I'm totally new to AI. If I take for example LLaMa 3.1 (small size 8B), what's the rough budget to fine tune it against for example 1GB of extra text data, in any cloud GPU service? (if compute time is not a problem, I can wait)
Let's assume that the average token size in your 1GB file is 4 characters (which is the average that the OpenAI tokenizer generally will get; I assume the Llama tokenizer is similar). 4 chars is 4 bytes, assuming here that you're using UTF-8 and your characters are in the Latin range, so that means your training data is about 264MM tokens.
Let's assume you're doing a single-epoch LoRA training run.
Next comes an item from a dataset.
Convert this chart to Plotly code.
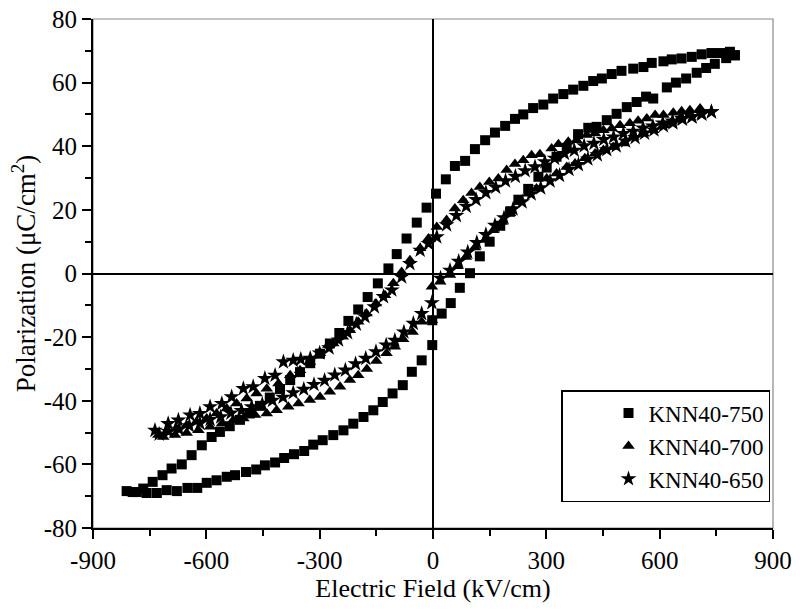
import plotly.graph_objects as go

# ---- data ----
names = ["KNN40-750", "KNN40-700", "KNN40-650"]

e750 = [799, 786, 760, 737, 711, 685, 658, 632, 610, 579, 557, 530, 499, 473, 447, 424, 398, 371, 345, 318,
        292, 265, 239, 217, 191, 164, 138, 111, 85, 58, 34, 8, -17, -43, -70, -96, -118, -146, -173, -198,
        -224, -248, -273, -299, -325, -352, -378, -405, -432, -458, -485, -511, -538, -564, -586, -612, -639,
        -665, -692, -716, -742, -767, -795, -811,
        -784, -758, -731, -705, -678, -650, -624, -599, -573, -546, -524, -495, -468, -445, -418, -394, -368,
        -341, -317, -292, -264, -237, -211, -184, -158, -133, -107, -80, -56, -30, -2, -2, 23, 47, 71, 98,
        124, 150, 178, 204, 226, 252, 279, 301, 327, 354, 384, 411, 433, 460, 486, 513, 539, 564, 583, 619,
        643, 670, 698, 723, 746, 776, 799]
p750 = [68.6, 69.7, 69.3, 69.3, 68.9, 68.1, 67.6, 67.3, 66.7, 66.2, 64.9, 64.4, 63.7, 62.7, 61.3, 60.5, 59.0,
        57.8, 56.4, 55.0, 53.1, 52.0, 50.0, 48.6, 46.4, 44.3, 41.9, 39.1, 35.4, 33.8, 29.6, 25.1, 20.7, 16.0,
        11.0, 6.1, 1.6, -3.1, -7.4, -11.3, -14.9, -18.7, -22.0, -25.2, -28.2, -31.0, -33.5, -36.3, -39.0,
        -41.6, -44.0, -46.0, -48.0, -49.8, -51.4, -54.0, -57.1, -60.0, -61.3, -63.4, -65.5, -67.6, -68.7, -68.4,
        -68.7, -69.0, -69.0, -68.1, -68.4, -67.4, -67.4, -65.8, -65.0, -63.9, -63.4, -62.4, -61.6, -60.3,
        -59.4, -58.0, -56.8, -55.8, -53.8, -52.4, -50.8, -49.3, -47.2, -45.1, -43.0, -40.4, -37.7, -35.1,
        -30.9, -27.3, -22.5, -14.7, -12.6, -9.3, -4.5, 0.1, 5.4, 10.0, 15.0, 19.4, 23.2, 26.6, 30.4, 33.3,
        36.7, 39.5, 43.8, 45.8, 46.1, 48.2, 50.2, 52.3, 53.9, 55.6, 55.0, 58.5, 60.0, 61.3, 63.1, 64.6, 65.9,
        67.7, 68.6]

e700 = [707, 680, 658, 636, 610, 588, 566, 543, 521, 495, 473, 451, 429, 407, 380, 358, 332, 314, 283, 261,
        239, 217, 195, 173, 149, 124, 102, 80, 58, 36, 10, -12, -34, -61, -83, -105, -127, -151, -176, -198,
        -220, -239, -264, -277, -299, -326, -352, -378, -409, -440, -467, -493, -520, -546, -573, -599, -626,
        -652, -679, -705, -727,
        -714, -683, -652, -621, -590, -559, -529, -502, -471, -440, -414, -383, -356, -326, -299, -273, -246,
        -220, -198, -175, -150, -123, -101, -79, -54, -30, -3, -3, 19, 45, 65, 87, 111, 138, 160, 182, 204,
        226, 252, 274, 301, 327, 354, 376, 402, 429, 451, 477, 504, 530, 557, 583, 610, 632, 654, 680, 707]
p700 = [51.9, 51.3, 51.0, 50.5, 49.8, 49.8, 48.7, 48.0, 47.2, 46.6, 45.6, 45.0, 44.0, 43.5, 41.9, 41.4, 40.6,
        39.3, 37.5, 37.2, 35.6, 34.4, 32.5, 29.9, 28.8, 27.2, 25.3, 23.0, 20.4, 16.8, 14.6, 11.0, 7.9, 4.2,
        0.5, -3.1, -6.8, -9.4, -12.6, -15.2, -17.8, -19.9, -22.0, -22.5, -25.1, -27.8, -30.4, -32.0, -34.6,
        -36.2, -37.7, -39.3, -40.9, -42.4, -44.0, -45.6, -46.6, -47.7, -48.7, -49.8, -50.8,
        -51.4, -50.8, -50.1, -49.3, -48.2, -47.2, -46.1, -45.6, -44.5, -44.0, -43.0, -41.9, -40.9, -39.8,
        -38.8, -37.2, -35.6, -33.5, -32.0, -30.0, -27.5, -25.1, -23.0, -20.7, -18.4, -15.2, -14.7, -4.2,
        -2.6, -0.5, 2.3, 5.2, 8.2, 10.5, 13.6, 16.2, 18.9, 22.5, 25.1, 26.7, 29.9, 31.4, 33.5, 34.6, 36.2,
        37.7, 38.8, 39.8, 40.9, 42.9, 44.0, 45.0, 46.6, 47.7, 48.7, 49.8, 51.3]

e650 = [737, 712, 686, 660, 634, 608, 582, 556, 530, 504, 478, 452, 426, 400, 374, 348, 322, 296, 270, 244,
        218, 192, 166, 140, 114, 88, 62, 36, 10, -12, -34, -61, -83, -109, -131, -155, -180, -203, -226,
        -250, -275, -300, -325, -350, -370, -396, -418, -445, -476, -502, -533, -559, -590, -617, -643, -674,
        -701, -736,
        -725, -700, -672, -645, -617, -590, -562, -535, -507, -480, -452, -425, -397, -370, -342, -315, -287,
        -260, -232, -205, -178, -151, -124, -101, -77, -52, -30, -3, 20, 45, 68, 92, 116, 140, 164, 188,
        212, 236, 260, 285, 310, 335, 360, 385, 410, 435, 460, 485, 510, 535, 560, 585, 610, 635, 660, 685,
        710, 737]
p650 = [50.8, 50.1, 49.3, 48.7, 47.9, 47.3, 46.3, 45.7, 44.7, 44.0, 42.9, 42.1, 40.9, 40.1, 38.7, 37.7, 36.2,
        35.1, 33.5, 32.3, 30.5, 29.1, 27.1, 25.4, 23.2, 21.1, 18.2, 15.3, 11.5, 9.4, 7.3, 3.1, -1.1, -5.2,
        -7.3, -10.5, -13.6, -15.9, -18.6, -20.9, -23.4, -25.0, -26.7, -27.0, -27.3, -27.8, -32.0, -33.0,
        -35.6, -36.2, -38.8, -40.9, -41.9, -44.0, -44.5, -46.1, -47.2, -49.3,
        -50.5, -49.7, -49.0, -47.9, -47.1, -45.9, -45.1, -43.9, -43.1, -41.9, -41.1, -39.9, -38.9, -37.5,
        -36.4, -34.9, -33.6, -31.9, -30.4, -28.4, -26.7, -24.6, -22.5, -21.0, -18.4, -15.7, -12.6, -9.2,
        -1.5, 1.0, 3.8, 6.7, 9.7, 12.2, 15.1, 17.5, 20.3, 22.5, 25.0, 26.9, 29.1, 30.8, 32.7, 34.2, 36.0,
        37.3, 38.9, 40.1, 41.6, 42.7, 44.1, 45.1, 46.4, 47.3, 48.5, 49.2, 50.2, 50.8]

x_ticks = [-900, -600, -300, 0, 300, 600, 900]
y_ticks = [-80, -60, -40, -20, 0, 20, 40, 60, 80]

FONT = "Liberation Serif, Times New Roman, serif"

fig = go.Figure()
fig.add_trace(go.Scatter(x=e750, y=p750, mode="markers", name=names[0],
                         marker=dict(symbol="square", size=10, color="black")))
fig.add_trace(go.Scatter(x=e700, y=p700, mode="markers", name=names[1],
                         marker=dict(symbol="triangle-up", size=11, color="black")))
fig.add_trace(go.Scatter(x=e650, y=p650, mode="markers", name=names[2],
                         marker=dict(symbol="star", size=12, color="black")))

axis_common = dict(showgrid=False, showline=True, linecolor="black", linewidth=2,
                   ticks="outside", ticklen=9, tickwidth=1.5, tickcolor="black",
                   zeroline=True, zerolinecolor="black", zerolinewidth=1.5,
                   automargin=False, ticklabeloverflow="allow",
                   tickfont=dict(family=FONT, size=25, color="black"))

fig.update_xaxes(range=[-900, 900], tickvals=x_ticks, ticktext=[str(v) for v in x_ticks],
                 minor=dict(dtick=150, tick0=-900, ticks="outside", ticklen=6, tickwidth=1.5, tickcolor="black"),
                 title=dict(text="Electric Field (kV/cm)", font=dict(family=FONT, size=26, color="black"),
                            standoff=6),
                 **axis_common)
fig.update_yaxes(range=[-80, 80], tickvals=y_ticks, ticktext=[str(v) for v in y_ticks],
                 minor=dict(dtick=10, tick0=-80, ticks="outside", ticklen=6, tickwidth=1.5, tickcolor="black"),
                 title=dict(text="Polarization (μC/cm<sup>2</sup>)", font=dict(family=FONT, size=27, color="black"),
                            standoff=0),
                 **axis_common)

fig.add_shape(type="rect", xref="paper", yref="paper", x0=0, x1=1, y0=0, y1=1,
              line=dict(color="#888888", width=1.2), layer="below")

fig.update_layout(
    width=800, height=611,
    margin=dict(l=93, r=27, t=19, b=83),
    paper_bgcolor="white", plot_bgcolor="white",
    font=dict(family=FONT, color="black"),
    hovermode=False,
    legend=dict(x=0.9956, y=0.051, xanchor="right", yanchor="bottom",
                bordercolor="black", borderwidth=1.5, bgcolor="white",
                font=dict(family=FONT, size=23, color="black"),
                indentation=46),
)

# remove the browser's default 8px body margin so the figure fills the window exactly
fig.write_html("out.html",
               config={"displayModeBar": False},
               post_script="document.body.style.margin='0';document.body.style.overflow='hidden';")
A single H100 should be enough to train Llama 3.1 8B, and it should crank through 264MM tokens in a couple hours, IMO. Since you're not doing multi-GPU training, a PCIe H100 should be fine — you don't need the slightly pricier SXM H100s — and the PCIe versions go for about $2.50/hr on Runpod.
So, about $5 for a custom model, that's probably the best in the world at whatever your task is! (Even if it might be a little dumber at other tasks.) Insanely cheap when you think about it.
TPUs won't beat H100s on price for on-demand personal use cases, but for reserved capacity (i.e. businesses) they're slightly cheaper.
You can dump in 1gb of data (Unsloth supports "raw text training") but whether you'd get good results or a useless model is a different issue. I doubt you'd get a good result unless you combine that with question/answer training as well, assuming that feature is even useful at all for your scenario.